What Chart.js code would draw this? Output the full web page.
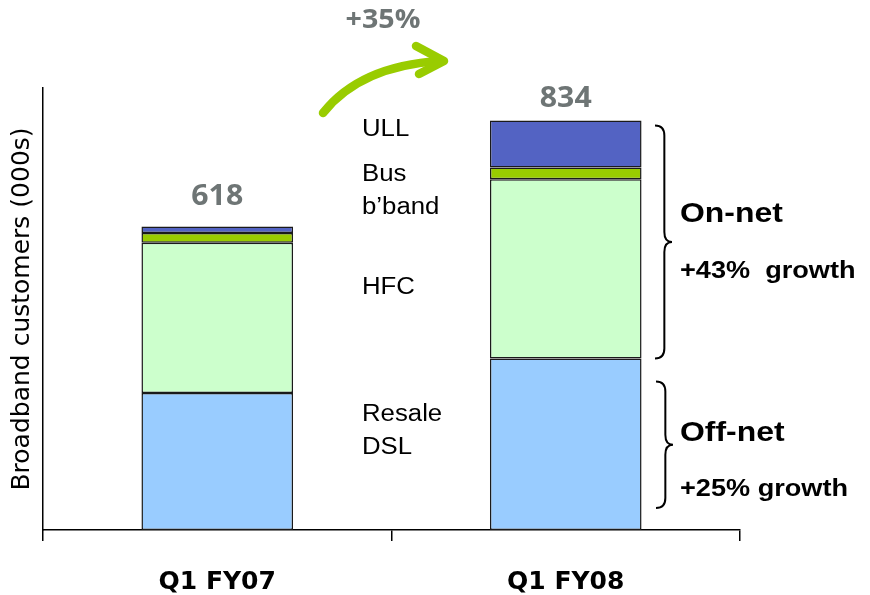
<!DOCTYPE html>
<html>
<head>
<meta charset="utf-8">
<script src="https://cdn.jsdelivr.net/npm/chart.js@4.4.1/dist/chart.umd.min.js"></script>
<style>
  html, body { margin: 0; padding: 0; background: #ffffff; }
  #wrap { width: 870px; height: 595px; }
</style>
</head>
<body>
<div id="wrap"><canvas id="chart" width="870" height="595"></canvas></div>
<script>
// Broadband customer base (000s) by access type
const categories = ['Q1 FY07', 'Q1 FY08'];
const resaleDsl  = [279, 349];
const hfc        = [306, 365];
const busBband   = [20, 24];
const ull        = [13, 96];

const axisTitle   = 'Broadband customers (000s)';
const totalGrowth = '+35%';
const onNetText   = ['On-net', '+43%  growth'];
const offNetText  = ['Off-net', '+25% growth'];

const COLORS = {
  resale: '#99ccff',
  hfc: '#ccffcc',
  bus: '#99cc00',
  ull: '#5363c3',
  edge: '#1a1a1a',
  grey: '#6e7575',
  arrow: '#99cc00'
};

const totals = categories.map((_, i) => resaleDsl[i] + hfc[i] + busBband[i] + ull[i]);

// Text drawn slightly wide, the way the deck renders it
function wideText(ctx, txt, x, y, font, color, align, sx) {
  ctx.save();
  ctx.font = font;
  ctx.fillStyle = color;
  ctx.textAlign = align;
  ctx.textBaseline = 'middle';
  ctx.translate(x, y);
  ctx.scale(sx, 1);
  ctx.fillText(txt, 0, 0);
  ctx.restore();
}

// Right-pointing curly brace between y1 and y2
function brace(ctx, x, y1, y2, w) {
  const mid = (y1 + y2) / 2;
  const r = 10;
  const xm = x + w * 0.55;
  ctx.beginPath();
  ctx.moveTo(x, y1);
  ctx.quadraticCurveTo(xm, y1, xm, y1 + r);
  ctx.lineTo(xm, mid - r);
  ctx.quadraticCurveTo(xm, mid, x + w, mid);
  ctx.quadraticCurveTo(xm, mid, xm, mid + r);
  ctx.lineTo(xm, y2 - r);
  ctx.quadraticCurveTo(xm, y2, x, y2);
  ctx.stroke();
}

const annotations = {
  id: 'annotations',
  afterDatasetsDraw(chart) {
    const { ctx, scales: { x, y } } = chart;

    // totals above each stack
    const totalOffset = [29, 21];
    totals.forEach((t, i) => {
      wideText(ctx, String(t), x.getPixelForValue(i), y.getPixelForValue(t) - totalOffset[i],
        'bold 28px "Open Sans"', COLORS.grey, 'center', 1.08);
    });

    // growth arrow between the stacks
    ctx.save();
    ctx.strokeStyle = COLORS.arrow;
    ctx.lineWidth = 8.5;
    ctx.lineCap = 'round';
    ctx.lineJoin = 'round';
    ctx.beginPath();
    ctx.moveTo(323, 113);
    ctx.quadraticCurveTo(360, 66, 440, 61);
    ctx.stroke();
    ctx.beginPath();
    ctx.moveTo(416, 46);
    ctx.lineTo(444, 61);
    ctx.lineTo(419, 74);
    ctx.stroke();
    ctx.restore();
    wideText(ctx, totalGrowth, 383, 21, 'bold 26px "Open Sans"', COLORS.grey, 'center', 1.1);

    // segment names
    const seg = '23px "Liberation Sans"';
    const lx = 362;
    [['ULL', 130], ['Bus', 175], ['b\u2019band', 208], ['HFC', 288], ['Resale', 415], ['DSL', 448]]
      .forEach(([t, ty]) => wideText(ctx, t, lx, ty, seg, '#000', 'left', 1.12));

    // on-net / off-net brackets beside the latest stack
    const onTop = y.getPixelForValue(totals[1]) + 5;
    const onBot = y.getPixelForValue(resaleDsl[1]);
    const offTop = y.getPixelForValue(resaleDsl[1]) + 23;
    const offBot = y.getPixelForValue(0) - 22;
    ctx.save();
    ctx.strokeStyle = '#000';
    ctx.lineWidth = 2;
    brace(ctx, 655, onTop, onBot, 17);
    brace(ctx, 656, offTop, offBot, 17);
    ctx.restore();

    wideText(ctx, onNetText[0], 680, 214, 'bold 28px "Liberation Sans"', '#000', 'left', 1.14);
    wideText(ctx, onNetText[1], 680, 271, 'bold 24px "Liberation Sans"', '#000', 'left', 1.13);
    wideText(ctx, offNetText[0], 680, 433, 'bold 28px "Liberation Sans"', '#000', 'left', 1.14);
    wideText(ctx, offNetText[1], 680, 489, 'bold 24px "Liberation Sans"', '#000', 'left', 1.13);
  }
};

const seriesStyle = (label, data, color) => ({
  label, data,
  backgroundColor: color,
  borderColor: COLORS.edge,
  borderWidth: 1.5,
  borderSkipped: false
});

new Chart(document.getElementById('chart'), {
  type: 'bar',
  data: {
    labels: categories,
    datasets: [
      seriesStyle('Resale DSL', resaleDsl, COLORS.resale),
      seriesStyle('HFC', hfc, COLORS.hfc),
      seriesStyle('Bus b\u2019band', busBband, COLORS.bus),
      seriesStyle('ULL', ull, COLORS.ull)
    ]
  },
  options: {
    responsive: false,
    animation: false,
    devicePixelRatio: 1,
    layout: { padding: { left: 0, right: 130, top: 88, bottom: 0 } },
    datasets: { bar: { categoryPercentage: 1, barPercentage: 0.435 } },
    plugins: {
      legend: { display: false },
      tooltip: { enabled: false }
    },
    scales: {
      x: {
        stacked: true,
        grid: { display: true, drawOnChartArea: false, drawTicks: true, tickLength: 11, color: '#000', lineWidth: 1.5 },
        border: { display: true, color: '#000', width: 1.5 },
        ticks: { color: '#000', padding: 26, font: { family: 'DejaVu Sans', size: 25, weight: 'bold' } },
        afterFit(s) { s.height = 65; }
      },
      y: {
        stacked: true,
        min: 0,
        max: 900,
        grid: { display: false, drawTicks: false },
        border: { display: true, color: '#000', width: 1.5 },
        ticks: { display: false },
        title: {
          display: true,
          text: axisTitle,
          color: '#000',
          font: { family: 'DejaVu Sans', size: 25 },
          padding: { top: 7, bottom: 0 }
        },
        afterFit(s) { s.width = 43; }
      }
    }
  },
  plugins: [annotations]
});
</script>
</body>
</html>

•••

=== Work required ===
Copy out the listing exactly as it stands, but not the pictures.

=== Output ===
What Chart.js code would draw this? Output the full web page.
<!DOCTYPE html>
<html>
<head>
<meta charset="utf-8">
<script src="https://cdn.jsdelivr.net/npm/chart.js@4.4.1/dist/chart.umd.min.js"></script>
<style>
  html, body { margin: 0; padding: 0; background: #ffffff; }
  #wrap { width: 870px; height: 595px; }
</style>
</head>
<body>
<div id="wrap"><canvas id="chart" width="870" height="595"></canvas></div>
<script>
// Broadband customer base (000s) by access type
const categories = ['Q1 FY07', 'Q1 FY08'];
const resaleDsl  = [279, 349];
const hfc        = [306, 365];
const busBband   = [20, 24];
const ull        = [13, 96];

const axisTitle   = 'Broadband customers (000s)';
const totalGrowth = '+35%';
const onNetText   = ['On-net', '+43%  growth'];
const offNetText  = ['Off-net', '+25% growth'];

const COLORS = {
  resale: '#99ccff',
  hfc: '#ccffcc',
  bus: '#99cc00',
  ull: '#5363c3',
  edge: '#1a1a1a',
  grey: '#6e7575',
  arrow: '#99cc00'
};

const totals = categories.map((_, i) => resaleDsl[i] + hfc[i] + busBband[i] + ull[i]);

// Text drawn slightly wide, the way the deck renders it
function wideText(ctx, txt, x, y, font, color, align, sx) {
  ctx.save();
  ctx.font = font;
  ctx.fillStyle = color;
  ctx.textAlign = align;
  ctx.textBaseline = 'middle';
  ctx.translate(x, y);
  ctx.scale(sx, 1);
  ctx.fillText(txt, 0, 0);
  ctx.restore();
}

// Right-pointing curly brace between y1 and y2
function brace(ctx, x, y1, y2, w) {
  const mid = (y1 + y2) / 2;
  const r = 10;
  const xm = x + w * 0.55;
  ctx.beginPath();
  ctx.moveTo(x, y1);
  ctx.quadraticCurveTo(xm, y1, xm, y1 + r);
  ctx.lineTo(xm, mid - r);
  ctx.quadraticCurveTo(xm, mid, x + w, mid);
  ctx.quadraticCurveTo(xm, mid, xm, mid + r);
  ctx.lineTo(xm, y2 - r);
  ctx.quadraticCurveTo(xm, y2, x, y2);
  ctx.stroke();
}

const annotations = {
  id: 'annotations',
  afterDatasetsDraw(chart) {
    const { ctx, scales: { x, y } } = chart;

    // totals above each stack
    const totalOffset = [29, 21];
    totals.forEach((t, i) => {
      wideText(ctx, String(t), x.getPixelForValue(i), y.getPixelForValue(t) - totalOffset[i],
        'bold 28px "Open Sans"', COLORS.grey, 'center', 1.08);
    });

    // growth arrow between the stacks
    ctx.save();
    ctx.strokeStyle = COLORS.arrow;
    ctx.lineWidth = 8.5;
    ctx.lineCap = 'round';
    ctx.lineJoin = 'round';
    ctx.beginPath();
    ctx.moveTo(323, 113);
    ctx.quadraticCurveTo(360, 66, 440, 61);
    ctx.stroke();
    ctx.beginPath();
    ctx.moveTo(416, 46);
    ctx.lineTo(444, 61);
    ctx.lineTo(419, 74);
    ctx.stroke();
    ctx.restore();
    wideText(ctx, totalGrowth, 383, 21, 'bold 26px "Open Sans"', COLORS.grey, 'center', 1.1);

    // segment names
    const seg = '23px "Liberation Sans"';
    const lx = 362;
    [['ULL', 130], ['Bus', 175], ['b\u2019band', 208], ['HFC', 288], ['Resale', 415], ['DSL', 448]]
      .forEach(([t, ty]) => wideText(ctx, t, lx, ty, seg, '#000', 'left', 1.12));

    // on-net / off-net brackets beside the latest stack
    const onTop = y.getPixelForValue(totals[1]) + 5;
    const onBot = y.getPixelForValue(resaleDsl[1]);
    const offTop = y.getPixelForValue(resaleDsl[1]) + 23;
    const offBot = y.getPixelForValue(0) - 22;
    ctx.save();
    ctx.strokeStyle = '#000';
    ctx.lineWidth = 2;
    brace(ctx, 655, onTop, onBot, 17);
    brace(ctx, 656, offTop, offBot, 17);
    ctx.restore();

    wideText(ctx, onNetText[0], 680, 214, 'bold 28px "Liberation Sans"', '#000', 'left', 1.14);
    wideText(ctx, onNetText[1], 680, 271, 'bold 24px "Liberation Sans"', '#000', 'left', 1.13);
    wideText(ctx, offNetText[0], 680, 433, 'bold 28px "Liberation Sans"', '#000', 'left', 1.14);
    wideText(ctx, offNetText[1], 680, 489, 'bold 24px "Liberation Sans"', '#000', 'left', 1.13);
  }
};

const seriesStyle = (label, data, color) => ({
  label, data,
  backgroundColor: color,
  borderColor: COLORS.edge,
  borderWidth: 1.5,
  borderSkipped: false
});

new Chart(document.getElementById('chart'), {
  type: 'bar',
  data: {
    labels: categories,
    datasets: [
      seriesStyle('Resale DSL', resaleDsl, COLORS.resale),
      seriesStyle('HFC', hfc, COLORS.hfc),
      seriesStyle('Bus b\u2019band', busBband, COLORS.bus),
      seriesStyle('ULL', ull, COLORS.ull)
    ]
  },
  options: {
    responsive: false,
    animation: false,
    devicePixelRatio: 1,
    layout: { padding: { left: 0, right: 130, top: 88, bottom: 0 } },
    datasets: { bar: { categoryPercentage: 1, barPercentage: 0.435 } },
    plugins: {
      legend: { display: false },
      tooltip: { enabled: false }
    },
    scales: {
      x: {
        stacked: true,
        grid: { display: true, drawOnChartArea: false, drawTicks: true, tickLength: 11, color: '#000', lineWidth: 1.5 },
        border: { display: true, color: '#000', width: 1.5 },
        ticks: { color: '#000', padding: 26, font: { family: 'DejaVu Sans', size: 25, weight: 'bold' } },
        afterFit(s) { s.height = 65; }
      },
      y: {
        stacked: true,
        min: 0,
        max: 900,
        grid: { display: false, drawTicks: false },
        border: { display: true, color: '#000', width: 1.5 },
        ticks: { display: false },
        title: {
          display: true,
          text: axisTitle,
          color: '#000',
          font: { family: 'DejaVu Sans', size: 25 },
          padding: { top: 7, bottom: 0 }
        },
        afterFit(s) { s.width = 43; }
      }
    }
  },
  plugins: [annotations]
});
</script>
</body>
</html>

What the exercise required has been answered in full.